Tyrone Barnett (born 1975) is an American actor and stand-up comic.

==Career==
Barnett made his first television appearance in 2003 on CBS's Star Search He cites Chris Rock and Richard Pryor as major influences.

Ty Barnett was born, raised and attended high school on the south side of Chicago. After high school, he served in the United States Army for six years and was discharged in 1996. He was voted "Up-and-coming Comedian of the Year" in 2002 at the Las Vegas Comedy Festival and named "Outstanding Performer" at Montreal's Just for Laughs Festival. In 2003, he made it to the semi-finals of CBS's Star Search and by 2005 first appeared on CBS's The Late Late Show.

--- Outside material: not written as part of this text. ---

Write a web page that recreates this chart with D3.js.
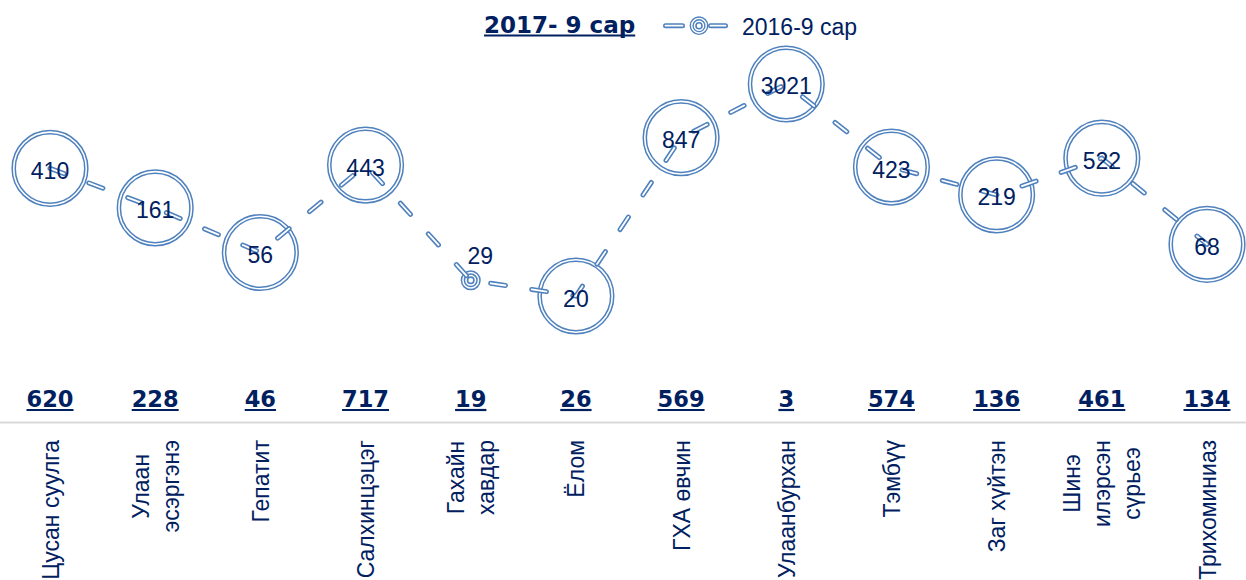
<!DOCTYPE html>
<html>
<head>
<meta charset="utf-8">
<script src="https://cdn.jsdelivr.net/npm/d3@7"></script>
<style>
  html, body { margin: 0; padding: 0; background: #ffffff; }
  svg { display: block; }
</style>
</head>
<body>
<svg id="chart" width="1246" height="580"></svg>
<script>
// ---- data ----
const categories = [
  "Цусан суулга", "Улаан\nэсэргэнэ", "Гепатит", "Салхинцэцэг", "Гахайн\nхавдар", "Ёлом",
  "ГХА өвчин", "Улаанбурхан", "Тэмбүү", "Заг хүйтэн", "Шинэ\nилэрсэн\nсүрьеэ", "Трихоминиаз"
];
const values2016 = [410, 161, 56, 443, 29, 20, 847, 3021, 423, 219, 522, 68];
const values2017 = [620, 228, 46, 717, 19, 26, 569, 3, 574, 136, 461, 134];
const seriesNames = ["2017- 9 сар", "2016-9 сар"];
const yDomain = [1, 10000];

// ---- styles ----
const BLUE = "#4F81BD";
const NAVY = "#002060";
const REG = "'Liberation Sans', Arial, sans-serif";
const BOLD = "'DejaVu Sans', Verdana, sans-serif";

const svg = d3.select("#chart");

const x = d3.scalePoint().domain(categories).range([50, 1207]);
const y = d3.scaleLog().domain(yDomain).range([422.6, 33.4]);

// axis baseline (category axis at value 1)
const xAxis = d3.axisBottom(x).tickSize(0).tickFormat("");
const axisG = svg.append("g").attr("transform", `translate(0,${y(1)})`).call(xAxis);
axisG.select(".domain").remove();
svg.append("line")
  .attr("x1", 0).attr("x2", 1246)
  .attr("y1", y(1)).attr("y2", y(1))
  .attr("stroke", "#d9d9d9").attr("stroke-width", 2);

const pts = categories.map((c, i) => ({c, v: values2016[i], i}));
const line = d3.line().x(d => x(d.c)).y(d => y(d.v));

// markers
const smallMarkerIndex = 4;
const mk = svg.append("g");
pts.forEach(d => {
  const cx = x(d.c), cy = y(d.v);
  if (d.i === smallMarkerIndex) {
    mk.append("circle").attr("cx", cx).attr("cy", cy).attr("r", 7.8)
      .attr("fill", "white").attr("stroke", BLUE).attr("stroke-width", 4.5);
    mk.append("circle").attr("cx", cx).attr("cy", cy).attr("r", 7.8)
      .attr("fill", "none").attr("stroke", "white").attr("stroke-width", 1.5);
    mk.append("circle").attr("cx", cx).attr("cy", cy).attr("r", 3.2)
      .attr("fill", "white").attr("stroke", BLUE).attr("stroke-width", 1.6);
  } else {
    mk.append("circle").attr("cx", cx).attr("cy", cy).attr("r", 36.3)
      .attr("fill", "none").attr("stroke", BLUE).attr("stroke-width", 4.6);
    mk.append("circle").attr("cx", cx).attr("cy", cy).attr("r", 36.3)
      .attr("fill", "none").attr("stroke", "white").attr("stroke-width", 1.6);
  }
});

// dashed compound line
svg.append("path").datum(pts).attr("d", line)
  .attr("fill", "none").attr("stroke", BLUE).attr("stroke-width", 5)
  .attr("stroke-linecap", "round").attr("stroke-dasharray", "15 26.5");
svg.append("path").datum(pts).attr("d", line)
  .attr("fill", "none").attr("stroke", "white").attr("stroke-width", 1.8)
  .attr("stroke-linecap", "round").attr("stroke-dasharray", "15 26.5");

// 2016 data labels
pts.forEach(d => {
  const small = d.i === smallMarkerIndex;
  svg.append("text")
    .attr("x", x(d.c) + (small ? 9.5 : 0))
    .attr("y", y(d.v) + (small ? -16.5 : 10.5))
    .attr("text-anchor", "middle")
    .attr("font-family", REG).attr("font-size", 23)
    .attr("fill", NAVY)
    .text(d.v);
});

// 2017 values row (bold underlined)
function underlined(g, tx, ty, txt, size, anchor) {
  const t = g.append("text").attr("x", tx).attr("y", ty)
    .attr("text-anchor", anchor)
    .attr("font-family", BOLD).attr("font-weight", "bold").attr("font-size", size)
    .attr("fill", NAVY).text(txt);
  const bb = t.node().getBBox();
  g.append("line").attr("x1", bb.x).attr("x2", bb.x + bb.width)
    .attr("y1", ty + 3).attr("y2", ty + 3)
    .attr("stroke", NAVY).attr("stroke-width", 2.2);
}
const row = svg.append("g");
categories.forEach((c, i) => underlined(row, x(c), 407, values2017[i], 22.5, "middle"));

// category labels, rotated
const catG = svg.append("g");
categories.forEach(c => {
  const lines = c.split("\n");
  const g = catG.append("g").attr("transform", `translate(${x(c)},0) rotate(-90)`);
  const texts = lines.map((ln, k) => g.append("text")
    .attr("font-family", REG).attr("font-size", 23).attr("fill", NAVY)
    .attr("text-anchor", "middle")
    .attr("y", 8.5 + (k - (lines.length - 1) / 2) * 30)
    .text(ln));
  const L = d3.max(texts, t => t.node().getComputedTextLength());
  texts.forEach(t => t.attr("x", -(440 + L / 2)));
});

// legend
const lg = svg.append("g");
underlined(lg, 484, 32.5, seriesNames[0], 23, "start");
const ly = 25.7;
[[663, 685], [708, 728]].forEach(([a, b]) => {
  lg.append("line").attr("x1", a + 2.5).attr("x2", b - 2.5).attr("y1", ly).attr("y2", ly)
    .attr("stroke", BLUE).attr("stroke-width", 5).attr("stroke-linecap", "round");
  lg.append("line").attr("x1", a + 2.5).attr("x2", b - 2.5).attr("y1", ly).attr("y2", ly)
    .attr("stroke", "white").attr("stroke-width", 1.8).attr("stroke-linecap", "round");
});
lg.append("circle").attr("cx", 699).attr("cy", ly).attr("r", 7.3)
  .attr("fill", "white").attr("stroke", BLUE).attr("stroke-width", 4.2);
lg.append("circle").attr("cx", 699).attr("cy", ly).attr("r", 7.3)
  .attr("fill", "none").attr("stroke", "white").attr("stroke-width", 1.4);
lg.append("circle").attr("cx", 699).attr("cy", ly).attr("r", 3)
  .attr("fill", "white").attr("stroke", BLUE).attr("stroke-width", 1.6);
lg.append("text").attr("x", 742).attr("y", 34.5)
  .attr("font-family", REG).attr("font-size", 23).attr("fill", NAVY)
  .text(seriesNames[1]);
</script>
</body>
</html>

He was featured on Comedy Central Presents and was the 2006 runner-up on the NBC reality show Last Comic Standing. He has appeared on The Tonight Show with Jay Leno, P. Diddy Presents the Bad Boys of Comedy, and in two episodes of 'Til Death. Barnett has also appeared in the feature film Stand Up, as the opening act for Donna Summer, in Premium Blend. He also auditioned for America's Got Talent in 2020 where he was eliminated in the Judge Cuts.